WHAT THE TASK REQUIRES:
Return the whole listing, line for line, without the pictures in it.

○ ○ ○ ○

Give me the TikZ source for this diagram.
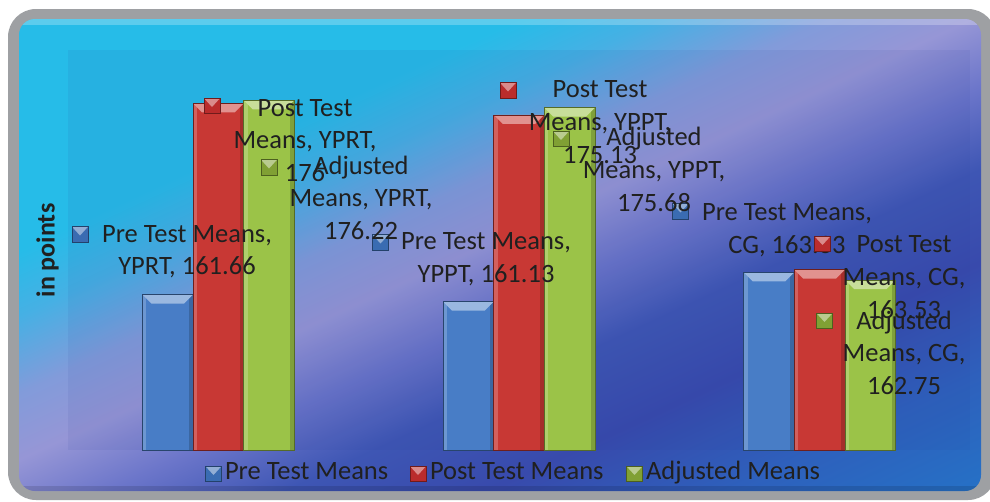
\documentclass[tikz,border=0pt]{standalone}
\usepackage{fontspec}
\setmainfont{Carlito}
\definecolor{bgA}{RGB}{38,188,232}
\definecolor{bgB}{RGB}{70,176,228}
\definecolor{bgC}{RGB}{130,155,218}
\definecolor{bgD}{RGB}{150,150,214}
\definecolor{bgE}{RGB}{108,118,202}
\definecolor{bgF}{RGB}{62,86,180}
\definecolor{bgG}{RGB}{56,74,172}
\definecolor{bgH}{RGB}{46,96,188}
\definecolor{bgI}{RGB}{34,120,202}
\definecolor{frame}{RGB}{158,160,163}
\definecolor{plotov}{RGB}{40,60,150}
\definecolor{txt}{RGB}{32,32,32}
\definecolor{barB}{RGB}{72,125,198}
\definecolor{barR}{RGB}{200,56,52}
\definecolor{barG}{RGB}{155,195,72}
\definecolor{mkB}{RGB}{58,108,178}
\definecolor{mkR}{RGB}{186,44,44}
\definecolor{mkG}{RGB}{128,160,52}
\pgfdeclarehorizontalshading{bgshade}{2400pt}{color(0pt)=(bgA); color(235pt)=(bgA); color(295pt)=(bgB); color(365pt)=(bgC); color(425pt)=(bgD); color(490pt)=(bgE); color(565pt)=(bgF); color(650pt)=(bgG); color(750pt)=(bgH); color(900pt)=(bgI)}
\newcommand\drawbar[4]{%
  \fill[#4] (#1,#3) rectangle (#2,450);
  \fill[#4!80!white] (#1,#3) rectangle ({#1+4},450);
  \fill[#4!82!black] ({#2-4},#3) rectangle (#2,450);
  \fill[#4!55!white] (#1,#3) -- (#2,#3) -- ({#2-9},{#3+9}) -- ({#1+9},{#3+9}) -- cycle;
  \draw[#4!55!black, line width=0.8pt] (#1,#3) rectangle (#2,450);
}
\newcommand\mkr[4]{%
  \node[mkbox, fill=#4] (#1) at (#2,#3) {};
  \fill[#4!55!white] (#1.north west) -- (#1.north east) -- ([yshift=-1pt]#1.center) -- cycle;
  \draw[#4!60!black, line width=0.6pt] (#1.south west) rectangle (#1.north east);
}
\tikzset{
  mkbox/.style={rectangle, minimum width=16pt, minimum height=15.5pt, inner sep=0pt, outer sep=0pt},
  lbl/.style={inner sep=0pt, outer sep=0pt, text=txt, font=\fontsize{26.5}{32.5}\selectfont, anchor=base},
  leg/.style={lbl, anchor=base west},
}
\begin{document}
\begin{tikzpicture}[x=1pt, y=-1pt]
\useasboundingbox (0,0) rectangle (990,501);
\fill[white] (0,0) rectangle (990,501);
\fill[frame, rounded corners=28pt] (8,9) rectangle (996,500);
\begin{scope}
  \clip[rounded corners=16pt] (19,19) rectangle (981,491);
  \node[inner sep=0pt, outer sep=0pt, anchor=west, rotate=-65.2] (bg) at (0,0) {\pgfuseshading{bgshade}};
  \fill[white, opacity=0.25] (19,19) rectangle (981,25);
  \fill[black, opacity=0.12] (19,486) rectangle (981,491);
\end{scope}
\fill[plotov, opacity=0.08] (68,50) rectangle (970,450);
% bars
\drawbar{142.3}{193}{294.5}{barB}
\drawbar{193}{243.7}{103.3}{barR}
\drawbar{243.7}{294.3}{100.4}{barG}
\drawbar{443}{493.7}{301.6}{barB}
\drawbar{493.7}{544.3}{114.9}{barR}
\drawbar{544.3}{595}{107.6}{barG}
\drawbar{743.7}{794.3}{272.3}{barB}
\drawbar{794.3}{845}{269.6}{barR}
\drawbar{845}{895.7}{280}{barG}
% axis title
\node[inner sep=0pt, text=txt, font=\bfseries\fontsize{26}{30}\selectfont, rotate=90] (ytitle) at (47.5,250.5) {in points};
% Pre Test labels
\mkr{mb1}{80}{234.5}{mkB}
\node[lbl] (tb1a) at (187,242) {Pre Test Means,};
\node[lbl] (tb1b) at (187,274.5) {YPRT, 161.66};
\mkr{mb2}{380.5}{242.5}{mkB}
\node[lbl] (tb2a) at (486,249) {Pre Test Means,};
\node[lbl] (tb2b) at (486,282) {YPPT, 161.13};
\mkr{mb3}{680.5}{211.5}{mkB}
\node[lbl] (tb3a) at (787,220) {Pre Test Means,};
\node[lbl] (tb3b) at (787,253) {CG, 163.33};
% Post Test labels
\mkr{mr1}{212}{106}{mkR}
\node[lbl] (tr1a) at (305,116) {Post Test};
\node[lbl] (tr1b) at (305,148.5) {Means, YPRT,};
\node[lbl] (tr1c) at (305,181) {176};
\mkr{mr2}{508}{90.5}{mkR}
\node[lbl] (tr2a) at (600,97) {Post Test};
\node[lbl] (tr2b) at (600,130) {Means, YPPT,};
\node[lbl] (tr2c) at (600,163) {175.13};
\mkr{mr3}{822.5}{244}{mkR}
\node[lbl] (tr3a) at (904,252) {Post Test};
\node[lbl] (tr3b) at (904,285) {Means, CG,};
\node[lbl] (tr3c) at (904,318) {163.53};
% Adjusted labels
\mkr{mg1}{269}{167.5}{mkG}
\node[lbl] (tg1a) at (361,174) {Adjusted};
\node[lbl] (tg1b) at (361,206.5) {Means, YPRT,};
\node[lbl] (tg1c) at (361,239) {176.22};
\mkr{mg2}{561}{139}{mkG}
\node[lbl] (tg2a) at (654,145) {Adjusted};
\node[lbl] (tg2b) at (654,178) {Means, YPPT,};
\node[lbl] (tg2c) at (654,211) {175.68};
\mkr{mg3}{824.5}{321}{mkG}
\node[lbl] (tg3a) at (904,329) {Adjusted};
\node[lbl] (tg3b) at (904,361.5) {Means, CG,};
\node[lbl] (tg3c) at (904,394) {162.75};
% legend
\mkr{lgb}{213.5}{474}{mkB}
\node[leg] (lgbt) at (225,479) {Pre Test Means};
\mkr{lgr}{418}{474}{mkR}
\node[leg] (lgrt) at (430,479) {Post Test Means};
\mkr{lgg}{634.5}{474}{mkG}
\node[leg] (lggt) at (646,479) {Adjusted Means};
\end{tikzpicture}
\end{document}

○ ○ ○ ○

REPLY:
Give me the TikZ source for this diagram.
\documentclass[tikz,border=0pt]{standalone}
\usepackage{fontspec}
\setmainfont{Carlito}
\definecolor{bgA}{RGB}{38,188,232}
\definecolor{bgB}{RGB}{70,176,228}
\definecolor{bgC}{RGB}{130,155,218}
\definecolor{bgD}{RGB}{150,150,214}
\definecolor{bgE}{RGB}{108,118,202}
\definecolor{bgF}{RGB}{62,86,180}
\definecolor{bgG}{RGB}{56,74,172}
\definecolor{bgH}{RGB}{46,96,188}
\definecolor{bgI}{RGB}{34,120,202}
\definecolor{frame}{RGB}{158,160,163}
\definecolor{plotov}{RGB}{40,60,150}
\definecolor{txt}{RGB}{32,32,32}
\definecolor{barB}{RGB}{72,125,198}
\definecolor{barR}{RGB}{200,56,52}
\definecolor{barG}{RGB}{155,195,72}
\definecolor{mkB}{RGB}{58,108,178}
\definecolor{mkR}{RGB}{186,44,44}
\definecolor{mkG}{RGB}{128,160,52}
\pgfdeclarehorizontalshading{bgshade}{2400pt}{color(0pt)=(bgA); color(235pt)=(bgA); color(295pt)=(bgB); color(365pt)=(bgC); color(425pt)=(bgD); color(490pt)=(bgE); color(565pt)=(bgF); color(650pt)=(bgG); color(750pt)=(bgH); color(900pt)=(bgI)}
\newcommand\drawbar[4]{%
  \fill[#4] (#1,#3) rectangle (#2,450);
  \fill[#4!80!white] (#1,#3) rectangle ({#1+4},450);
  \fill[#4!82!black] ({#2-4},#3) rectangle (#2,450);
  \fill[#4!55!white] (#1,#3) -- (#2,#3) -- ({#2-9},{#3+9}) -- ({#1+9},{#3+9}) -- cycle;
  \draw[#4!55!black, line width=0.8pt] (#1,#3) rectangle (#2,450);
}
\newcommand\mkr[4]{%
  \node[mkbox, fill=#4] (#1) at (#2,#3) {};
  \fill[#4!55!white] (#1.north west) -- (#1.north east) -- ([yshift=-1pt]#1.center) -- cycle;
  \draw[#4!60!black, line width=0.6pt] (#1.south west) rectangle (#1.north east);
}
\tikzset{
  mkbox/.style={rectangle, minimum width=16pt, minimum height=15.5pt, inner sep=0pt, outer sep=0pt},
  lbl/.style={inner sep=0pt, outer sep=0pt, text=txt, font=\fontsize{26.5}{32.5}\selectfont, anchor=base},
  leg/.style={lbl, anchor=base west},
}
\begin{document}
\begin{tikzpicture}[x=1pt, y=-1pt]
\useasboundingbox (0,0) rectangle (990,501);
\fill[white] (0,0) rectangle (990,501);
\fill[frame, rounded corners=28pt] (8,9) rectangle (996,500);
\begin{scope}
  \clip[rounded corners=16pt] (19,19) rectangle (981,491);
  \node[inner sep=0pt, outer sep=0pt, anchor=west, rotate=-65.2] (bg) at (0,0) {\pgfuseshading{bgshade}};
  \fill[white, opacity=0.25] (19,19) rectangle (981,25);
  \fill[black, opacity=0.12] (19,486) rectangle (981,491);
\end{scope}
\fill[plotov, opacity=0.08] (68,50) rectangle (970,450);
% bars
\drawbar{142.3}{193}{294.5}{barB}
\drawbar{193}{243.7}{103.3}{barR}
\drawbar{243.7}{294.3}{100.4}{barG}
\drawbar{443}{493.7}{301.6}{barB}
\drawbar{493.7}{544.3}{114.9}{barR}
\drawbar{544.3}{595}{107.6}{barG}
\drawbar{743.7}{794.3}{272.3}{barB}
\drawbar{794.3}{845}{269.6}{barR}
\drawbar{845}{895.7}{280}{barG}
% axis title
\node[inner sep=0pt, text=txt, font=\bfseries\fontsize{26}{30}\selectfont, rotate=90] (ytitle) at (47.5,250.5) {in points};
% Pre Test labels
\mkr{mb1}{80}{234.5}{mkB}
\node[lbl] (tb1a) at (187,242) {Pre Test Means,};
\node[lbl] (tb1b) at (187,274.5) {YPRT, 161.66};
\mkr{mb2}{380.5}{242.5}{mkB}
\node[lbl] (tb2a) at (486,249) {Pre Test Means,};
\node[lbl] (tb2b) at (486,282) {YPPT, 161.13};
\mkr{mb3}{680.5}{211.5}{mkB}
\node[lbl] (tb3a) at (787,220) {Pre Test Means,};
\node[lbl] (tb3b) at (787,253) {CG, 163.33};
% Post Test labels
\mkr{mr1}{212}{106}{mkR}
\node[lbl] (tr1a) at (305,116) {Post Test};
\node[lbl] (tr1b) at (305,148.5) {Means, YPRT,};
\node[lbl] (tr1c) at (305,181) {176};
\mkr{mr2}{508}{90.5}{mkR}
\node[lbl] (tr2a) at (600,97) {Post Test};
\node[lbl] (tr2b) at (600,130) {Means, YPPT,};
\node[lbl] (tr2c) at (600,163) {175.13};
\mkr{mr3}{822.5}{244}{mkR}
\node[lbl] (tr3a) at (904,252) {Post Test};
\node[lbl] (tr3b) at (904,285) {Means, CG,};
\node[lbl] (tr3c) at (904,318) {163.53};
% Adjusted labels
\mkr{mg1}{269}{167.5}{mkG}
\node[lbl] (tg1a) at (361,174) {Adjusted};
\node[lbl] (tg1b) at (361,206.5) {Means, YPRT,};
\node[lbl] (tg1c) at (361,239) {176.22};
\mkr{mg2}{561}{139}{mkG}
\node[lbl] (tg2a) at (654,145) {Adjusted};
\node[lbl] (tg2b) at (654,178) {Means, YPPT,};
\node[lbl] (tg2c) at (654,211) {175.68};
\mkr{mg3}{824.5}{321}{mkG}
\node[lbl] (tg3a) at (904,329) {Adjusted};
\node[lbl] (tg3b) at (904,361.5) {Means, CG,};
\node[lbl] (tg3c) at (904,394) {162.75};
% legend
\mkr{lgb}{213.5}{474}{mkB}
\node[leg] (lgbt) at (225,479) {Pre Test Means};
\mkr{lgr}{418}{474}{mkR}
\node[leg] (lgrt) at (430,479) {Post Test Means};
\mkr{lgg}{634.5}{474}{mkG}
\node[leg] (lggt) at (646,479) {Adjusted Means};
\end{tikzpicture}
\end{document}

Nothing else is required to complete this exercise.